SONRAKİ SAYFAYA GEÇİNİZ
KAYNAK-2
- Mustafa Kemal, İstanbul’a geldikten sonra, sivil ve askeri yöneticilerle, padişah Vahdettin ile görüşmüş fakat istediği desteği alamamıştır.
- Mondros imzalandığında Mustafa Kemal’in görevi Yıldırım Orduları Grup Komutanlığı’ydı.
- Milli mücadele Mustafa Kemal’in Samsun’a çıkışıyla fiilen başlamıştır.
- Mustafa Kemal doğum tarihi olarak milli mücadeleyi başlattığı 19 Mayıs 1919’u göstermiştir. Bu yüzden 1919-1938 arası Atatürk dönemi olarak adlandırılır.
- Samsun Raporu ile Mustafa Kemal ilk kez İstanbul Hükümeti ile görüş ayrılığına düşmüştür. Fakat İstanbul Hükümeti’nin herhangi bir yaptırımı olmamıştır.
- Ulusal mücadelede ilk kongre Kars İslam Şurası, son kongre ise Atatürk’ün de katıldığı(başkan değil) Pozantı Kongresi’dir.
- Havza Genelgesi sonucu en büyük miting İstanbul’da Sultan Ahmet Meydanı’nda yapılmıştır.

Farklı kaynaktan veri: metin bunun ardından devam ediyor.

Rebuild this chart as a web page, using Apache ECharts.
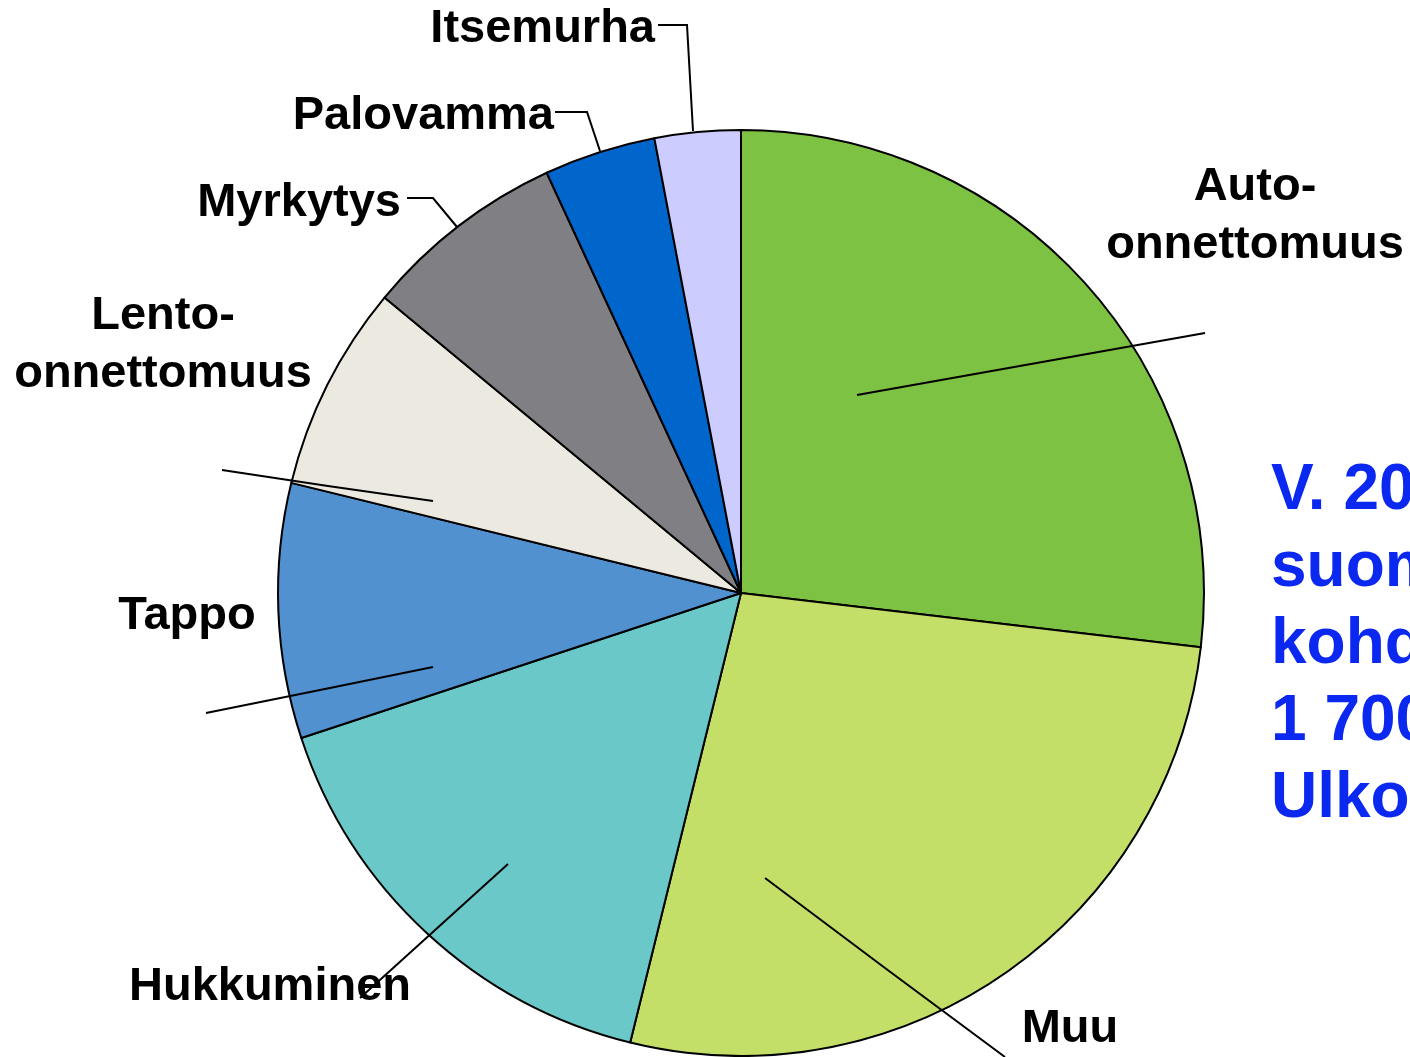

Miting sonucu birçok aydın itilaflarca Malta’ya sürülmüştür.(Kara Çarşaf Mitingi)
- Amasya Genelgesi’ni Mustafa Kemal’in baskısıyla Rauf Orbay’da imzalamıştır. Amaç dönemin Osmanlı hükümetinde Bahriye Nazırı olan Rauf Orbay’ın imzasıyla genelgenin Osmanlı Hükümetince de desteklendiğini göstermek.
- Amasya Genelgesinin “Milletin bağımsızlığını yine milletin azim ve kararı kurtaracaktır maddesi.” Sömürge altın yaşayan tüm uluslara örnek olmuş en önemli maddedir. Madde milliyetçilik, halkçılık ve cumhuriyetçilik ilkeleriyle bağdaşmaktadır.
- Amasya Genelgesi’nde milli egemenlik kavramından ilk kez bahsedilmiştir. İlk kez devlet kurma bilinci uyandı.
- Amasya Genelgesi ihtilal bildirisi niteliğindedir.
- Amasya Genelgesi’nde Mustafa Kemal İstanbul’a çektiği telgrafla “Artık İstanbul Anadolu’ya egemen değil, bağlı olmak zorundadır.” demiştir.
- Mustafa Kemal ilk defa Havza Genelgesi’nden sonra geri çağrıldı.
- Amasya Kongresi Mustafa Kemal’in resmi göreviyle yaptığı son kongredir.
- Erzurum Kongresi’nin toplanmasında Şark Vilayetleri Müdafaa-i Hukuk Cemiyeti ve Trabzon Müdafaa-i Hukuk Cemiyeti’nin etkisi olmuştur.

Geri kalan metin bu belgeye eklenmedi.